**EXERCISE GOAL:**
Include the line containing "from matplotlib.patches import Rectangle" and all lines before it, repeated exactly from the listing below, without pictures.

+ + + + +

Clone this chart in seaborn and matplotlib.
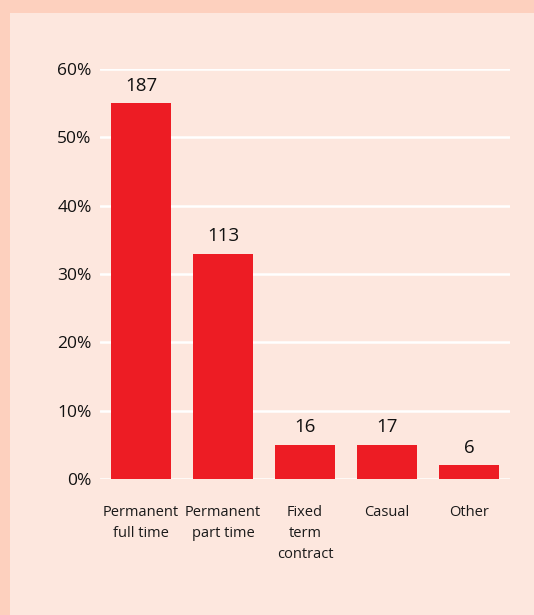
import matplotlib
matplotlib.use("Agg")
import matplotlib.pyplot as plt
import seaborn as sns
import pandas as pd
from matplotlib.patches import Rectangle

# datos
categorias = ["Permanent\nfull time", "Permanent\npart time", "Fixed\nterm\ncontract", "Casual", "Other"]
porcentajes = [55, 33, 5, 5, 2]
conteos = [187, 113, 16, 17, 6]
ticks_y = [0, 10, 20, 30, 40, 50, 60]

sns.set_theme(style="white")
plt.rcParams['font.family'] = ['Open Sans', 'DejaVu Sans']

df = pd.DataFrame({"cat": categorias, "pct": porcentajes})

fig = plt.figure(figsize=(5.34, 6.15), dpi=100)
fig.patch.set_facecolor("#fdd0be")
# panel interior
fig.patches.append(Rectangle((10/534, 0), 1, 1 - 13/615, transform=fig.transFigure,
                             facecolor="#fde7de", edgecolor="none", zorder=-10))

ax = fig.add_axes([100/534, (615-479)/615, 410/534, 410/615])
ax.set_facecolor("none")

sns.barplot(data=df, x="cat", y="pct", color="#ed1c24", width=0.72,
            saturation=1, ax=ax, zorder=3, edgecolor="none", linewidth=0)

ax.bar_label(ax.containers[0], labels=[str(c) for c in conteos],
             padding=6, fontsize=13.5, color="#111111")

ax.set_ylim(0, 60)
ax.set_xlim(-0.5, 4.5)
ax.set_yticks(ticks_y)
ax.set_yticklabels([f"{t}%" for t in ticks_y], fontsize=12.5, color="#111111")
ax.tick_params(axis="y", length=0, pad=6)
ax.tick_params(axis="x", length=0, pad=19, labelsize=10.5, labelcolor="#1a1a1a")
for lab in ax.get_xticklabels():
    lab.set_linespacing(1.55)
    lab.set_verticalalignment("top")
ax.yaxis.grid(True, color="white", linewidth=1.8, zorder=0)
ax.set_axisbelow(True)
ax.set_xlabel("")
ax.set_ylabel("")
sns.despine(ax=ax, left=True, bottom=True)

fig.savefig("out.png", dpi=100, facecolor=fig.get_facecolor())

+ + + + +

**FULL RESPONSE:**
Clone this chart in seaborn and matplotlib.
import matplotlib
matplotlib.use("Agg")
import matplotlib.pyplot as plt
import seaborn as sns
import pandas as pd
from matplotlib.patches import Rectangle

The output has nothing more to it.